MACC Freezes RM11.5mil In Probe Involving Massage Chain

The Malaysian Anti-Corruption Commission (MACC) has uncovered an alleged “protection money” network and hidden financial records linked to a well-known massage centre chain.

According to Harian Metro, investigators found that the company allegedly operated a “two-tier” accounting system to conceal its actual earnings. This reportedly allowed substantial cash transactions to go unrecorded, leading to an estimated annual tax leakage of RM7.56 million.

Working together with the Inland Revenue Board (LHDN), MACC focused its investigation on 32 branches that have been reporting since 2023. The probe revealed that bribes were allegedly paid to enforcement officers and local authorities to ensure uninterrupted operations.

As part of the investigation, MACC froze 121 bank accounts holding about RM11.5 million.

Five individuals — including company directors and senior management — were arrested in coordinated operations across Putrajaya and the Klang Valley. The suspects, aged between 30 and 50, were brought before the Putrajaya Magistrate’s Court yesterday, where Magistrate Ezrene Zakariah granted remand orders. Four suspects were remanded for four days, while one was remanded for three days to assist further investigations.

The case is being investigated under Section 16 of the MACC Act 2009 for accepting gratification. So far, 12 witnesses have provided statements to the commission.

MACC has also frozen and is examining luxury assets believed to be linked to the alleged offences. These include five luxury vehicles valued at RM1.5 million, five commercial properties worth RM7.3 million, seven residential units valued at RM7.7 million, and two industrial properties estimated at RM2.3 million. The total value of seized and frozen assets is estimated to exceed RM18.8 million.

Investigators are assessing whether these assets were acquired using proceeds from unlawful activities.

MACC Special Operations Division senior director Datuk Mohamad Zamri Zainul Abidin confirmed that investigations are ongoing, including potential elements of money laundering. The commission said it remains committed to closing enforcement loopholes that enabled such activities and is also probing the extent of the alleged protection money network involving local enforcement personnel.

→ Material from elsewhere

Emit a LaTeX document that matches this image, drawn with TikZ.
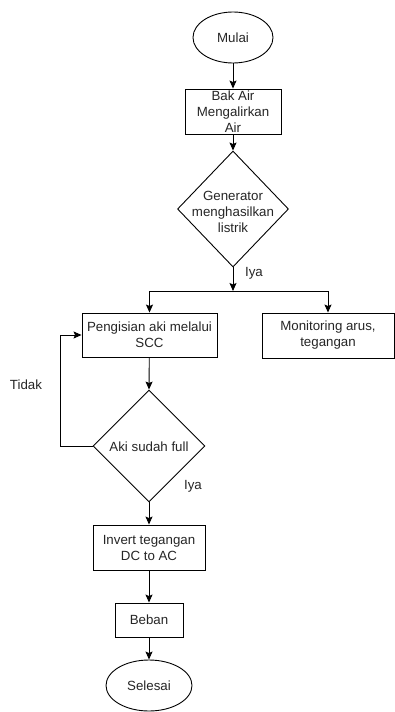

The massage chain is alleged to have operated all 32 outlets while evading tax scrutiny by bypassing official reporting channels. Authorities are expected to record more statements from stakeholders and employees as the investigation enters its next phase.

The RM11.5 million frozen in bank accounts will remain inaccessible pending the outcome of the probe, while the company’s operations continue to remain under close scrutiny by anti-graft authorities.